When I was a young teen, they told me that extended family protested, asking “isn’t there a white baby you can
adopt?” My mom and dad ignored them.
Another lesson came when I was in high school and sang bass
in the choir’s barber shop quartet. I
was surprised to learn that my reserved, mechanical engineer dad sang baritone in
one when he was a young man. He said he
had even considered joining a national society of barbershop singers, but
rejected the idea after he learned they would not allow black people into their
organization. He didn’t say it
boastfully. He didn’t point out that he
made this little stand several years before the Civil Rights movement started
to gain national attention. He just said
it, because it was true. These are
lessons that were also planted deep in my heart; finding purchase, taking root,
and crowding out the one placed there by my best friend in 1974.
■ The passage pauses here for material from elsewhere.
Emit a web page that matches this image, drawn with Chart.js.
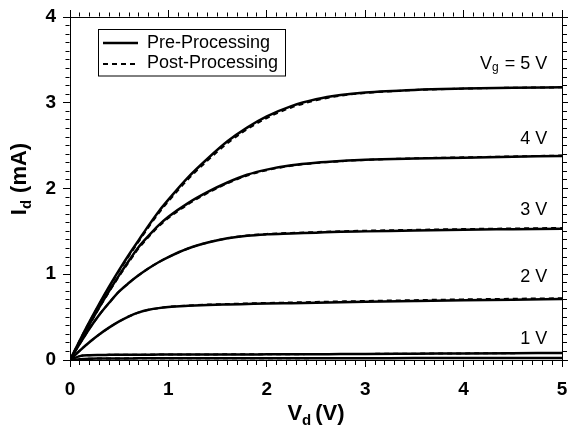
<!DOCTYPE html>
<html>
<head>
<meta charset="utf-8">
<title>Id-Vd</title>
<script src="https://cdn.jsdelivr.net/npm/chart.js@4.4.1/dist/chart.umd.min.js"></script>
<style>
  html, body { margin: 0; padding: 0; background: #fff; }
  #wrap { width: 568px; height: 427px; }
</style>
</head>
<body>
<div id="wrap"><canvas id="ivChart" width="568" height="427"></canvas></div>
<script>
// drain voltage samples (V)
const drainVoltage = [0, 0.1, 0.2, 0.3, 0.4, 0.5, 0.6, 0.7, 0.8, 0.9, 1.0, 1.2, 1.4, 1.6, 1.8, 2.0, 2.25, 2.5, 2.75, 3.0, 3.5, 4.0, 4.5, 5.0];

// drain current (mA), pre-processing
const preVg0 = [0, 0.01, 0.015, 0.017, 0.018, 0.018, 0.018, 0.019, 0.019, 0.019, 0.019, 0.019, 0.02, 0.02, 0.02, 0.02, 0.02, 0.021, 0.021, 0.021, 0.022, 0.022, 0.023, 0.023];
const preVg1 = [0, 0.045, 0.056, 0.059, 0.06, 0.061, 0.061, 0.062, 0.062, 0.063, 0.063, 0.064, 0.064, 0.065, 0.065, 0.066, 0.067, 0.068, 0.069, 0.07, 0.073, 0.076, 0.079, 0.082];
const preVg2 = [0, 0.11, 0.21, 0.3, 0.38, 0.45, 0.51, 0.555, 0.585, 0.605, 0.618, 0.632, 0.642, 0.648, 0.653, 0.658, 0.663, 0.668, 0.673, 0.678, 0.688, 0.697, 0.704, 0.71];
const preVg3 = [0, 0.19, 0.37, 0.53, 0.67, 0.8, 0.9, 0.99, 1.07, 1.14, 1.2, 1.3, 1.37, 1.42, 1.45, 1.465, 1.475, 1.485, 1.495, 1.5, 1.51, 1.52, 1.525, 1.53];
const preVg4 = [0, 0.21, 0.42, 0.62, 0.81, 0.99, 1.16, 1.32, 1.45, 1.57, 1.67, 1.83, 1.96, 2.07, 2.16, 2.22, 2.27, 2.3, 2.32, 2.335, 2.35, 2.36, 2.37, 2.38];
const preVg5 = [0, 0.23, 0.45, 0.66, 0.86, 1.05, 1.23, 1.4, 1.57, 1.73, 1.87, 2.13, 2.35, 2.55, 2.71, 2.84, 2.96, 3.04, 3.09, 3.12, 3.15, 3.165, 3.175, 3.18];

// drain current (mA), post-processing
const postVg0 = [0, 0.01, 0.015, 0.017, 0.018, 0.018, 0.019, 0.019, 0.019, 0.019, 0.02, 0.02, 0.02, 0.02, 0.021, 0.021, 0.021, 0.022, 0.022, 0.022, 0.023, 0.023, 0.024, 0.024];
const postVg1 = [0, 0.045, 0.056, 0.059, 0.06, 0.061, 0.062, 0.062, 0.063, 0.063, 0.064, 0.064, 0.065, 0.066, 0.066, 0.067, 0.068, 0.069, 0.07, 0.071, 0.074, 0.077, 0.08, 0.083];
const postVg2 = [0, 0.11, 0.21, 0.3, 0.38, 0.45, 0.51, 0.555, 0.585, 0.605, 0.62, 0.636, 0.646, 0.653, 0.659, 0.665, 0.671, 0.677, 0.683, 0.688, 0.698, 0.707, 0.714, 0.72];
const postVg3 = [0, 0.19, 0.37, 0.53, 0.67, 0.8, 0.9, 0.99, 1.07, 1.14, 1.2, 1.3, 1.37, 1.42, 1.452, 1.47, 1.482, 1.492, 1.501, 1.508, 1.518, 1.527, 1.534, 1.54];
const postVg4 = [0, 0.21, 0.415, 0.613, 0.8, 0.978, 1.146, 1.305, 1.437, 1.556, 1.656, 1.816, 1.948, 2.06, 2.152, 2.213, 2.265, 2.297, 2.318, 2.333, 2.352, 2.363, 2.374, 2.385];
const postVg5 = [0, 0.23, 0.45, 0.655, 0.852, 1.04, 1.216, 1.385, 1.552, 1.71, 1.85, 2.108, 2.328, 2.528, 2.69, 2.822, 2.945, 3.028, 3.082, 3.114, 3.148, 3.165, 3.175, 3.18];

// gate voltage labels and where they sit (mA, at Vd = 4.85 V)
const gateText = ["1 V", "2 V", "3 V", "4 V", "5 V"];
const gateLabelY = [0.24, 0.965, 1.745, 2.575, 3.45];
const xTicks = [0, 1, 2, 3, 4, 5];
const yTicks = [0, 1, 2, 3, 4];

const FONT = "Arial, 'Liberation Sans', sans-serif";
const isMajor = (v) => Math.abs(v - Math.round(v)) < 1e-6;

const toPoints = (ys) => drainVoltage.map((x, i) => ({ x: x, y: ys[i] }));

const preSeries = [preVg0, preVg1, preVg2, preVg3, preVg4, preVg5];
const postSeries = [postVg0, postVg1, postVg2, postVg3, postVg4, postVg5];

const datasets = [];
preSeries.forEach((ys, i) => {
  datasets.push({
    label: "Pre-Processing " + i,
    data: toPoints(ys),
    borderColor: "#000",
    borderWidth: 2.5,
    pointRadius: 0,
    cubicInterpolationMode: "monotone",
    order: 1,
  });
});
postSeries.forEach((ys, i) => {
  datasets.push({
    label: "Post-Processing " + i,
    data: toPoints(ys),
    borderColor: "#000",
    borderWidth: 2,
    borderDash: [5, 4],
    pointRadius: 0,
    cubicInterpolationMode: "monotone",
    order: 0,
  });
});

// minor ticks only draw the inner part of the tick line
const tickDash = (pos) => (ctx) => {
  if (!ctx.tick || isMajor(ctx.tick.value)) return [];
  return pos === "left" || pos === "top" ? [0, 2.5, 4, 100] : [4, 100];
};

const makeAxis = (pos, axis, max, showLabels, size) => ({
  type: "linear",
  axis: axis,
  position: pos,
  min: 0,
  max: max,
  afterFit: (scale) => {
    if (axis === "x") scale.height = size;
    else scale.width = size;
    // fixed frame, labels may hang over the edges
    scale.paddingLeft = 0;
    scale.paddingRight = 0;
    scale.paddingTop = 0;
    scale.paddingBottom = 0;
  },
  border: { display: true, color: "#000", width: 1 },
  grid: {
    drawOnChartArea: false,
    drawTicks: true,
    tickLength: 7,
    tickColor: "#000",
    tickWidth: 1,
    tickBorderDash: tickDash(pos),
  },
  ticks: {
    display: showLabels,
    stepSize: 0.1,
    autoSkip: false,
    maxRotation: 0,
    padding: axis === "x" ? 11 : 7,
    color: "#000",
    font: { family: FONT, size: 19, weight: "bold" },
    callback: (v) => {
      const r = Math.round(v);
      return isMajor(v) && (axis === "x" ? xTicks : yTicks).includes(r) ? String(r) : "";
    },
  },
});

// draw a run of text pieces (for subscripts)
function richText(ctx, parts, x, y, align) {
  let total = 0;
  parts.forEach((p) => {
    ctx.font = (p.bold ? "bold " : "") + p.size + "px " + FONT;
    p.w = p.text ? ctx.measureText(p.text).width : 0;
    total += p.w + (p.gap || 0);
  });
  let cx = align === "right" ? x - total : align === "center" ? x - total / 2 : x;
  parts.forEach((p) => {
    cx += p.gap || 0;
    ctx.font = (p.bold ? "bold " : "") + p.size + "px " + FONT;
    if (p.text) ctx.fillText(p.text, cx, y + (p.dy || 0));
    cx += p.w;
  });
}

const decorations = {
  id: "decorations",
  afterDraw(chart) {
    const ctx = chart.ctx;
    const area = chart.chartArea;
    const xs = chart.scales.x;
    const ys = chart.scales.y;
    ctx.save();
    ctx.fillStyle = "#000";
    ctx.strokeStyle = "#000";
    ctx.textBaseline = "alphabetic";

    // x axis title
    richText(ctx, [
      { text: "V", size: 22, bold: true },
      { text: "d", size: 15, bold: true, dy: 5 },
      { text: "(V)", size: 22, bold: true, gap: 4 },
    ], (area.left + area.right) / 2, 420, "center");

    // y axis title
    ctx.save();
    ctx.translate(26, 179);
    ctx.rotate(-Math.PI / 2);
    richText(ctx, [
      { text: "I", size: 22, bold: true },
      { text: "d", size: 15, bold: true, dy: 5 },
      { text: "(mA)", size: 22, bold: true, gap: 7 },
    ], 0, 0, "center");
    ctx.restore();

    // gate voltage labels
    ctx.textBaseline = "middle";
    const lx = xs.getPixelForValue(4.85);
    gateText.forEach((t, i) => {
      const py = ys.getPixelForValue(gateLabelY[i]);
      if (i === gateText.length - 1) {
        richText(ctx, [
          { text: "V", size: 18 },
          { text: "g", size: 12, dy: 4 },
          { text: "= " + t, size: 18, gap: 6 },
        ], lx, py, "right");
      } else {
        richText(ctx, [{ text: t, size: 18 }], lx, py, "right");
      }
    });

    // legend box
    ctx.lineWidth = 1;
    ctx.strokeRect(98.5, 29.5, 187, 46.5);
    ctx.lineWidth = 2.5;
    ctx.setLineDash([]);
    ctx.beginPath();
    ctx.moveTo(103, 43);
    ctx.lineTo(138, 43);
    ctx.stroke();
    ctx.lineWidth = 2;
    ctx.setLineDash([5, 4]);
    ctx.beginPath();
    ctx.moveTo(103, 64);
    ctx.lineTo(138, 64);
    ctx.stroke();
    ctx.setLineDash([]);
    ctx.textBaseline = "middle";
    ctx.font = "18px " + FONT;
    ctx.fillText("Pre-Processing", 147, 43);
    ctx.fillText("Post-Processing", 147, 63);
    ctx.restore();
  },
};

new Chart(document.getElementById("ivChart"), {
  type: "line",
  data: { datasets: datasets },
  options: {
    responsive: false,
    animation: false,
    events: [],
    layout: { padding: 0 },
    scales: {
      x: makeAxis("bottom", "x", 5, true, 67),
      x2: makeAxis("top", "x", 5, false, 17),
      y: makeAxis("left", "y", 4, true, 70),
      y2: makeAxis("right", "y", 4, false, 6),
    },
    plugins: {
      legend: { display: false },
      tooltip: { enabled: false },
    },
  },
  plugins: [decorations],
});
</script>
</body>
</html>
While I am grateful to have had parents who would teach me
these lessons, I am also uncomfortable with how easily my eight-year-old heart
was molded by a friend’s offhand remark.
While racism appalls me now, I must also recognize that I once started
on that path, even if I never got too far past the trailhead. I realize that even now, seeds of arrogance
and ignorance and fear are constantly being sown, and I have a responsibility
to be vigilant, to weed out evil and lies, and nurture charity and truth.
Bigotry has “got to
be carefully taught” as Joe Cable self-loathingly sings. The good news is that tolerance, respect and compassion
can also be taught. We, as adults, need to pass those lessons down to the next generation. We need more people
like my dad.
I, for one, choose to be one of them.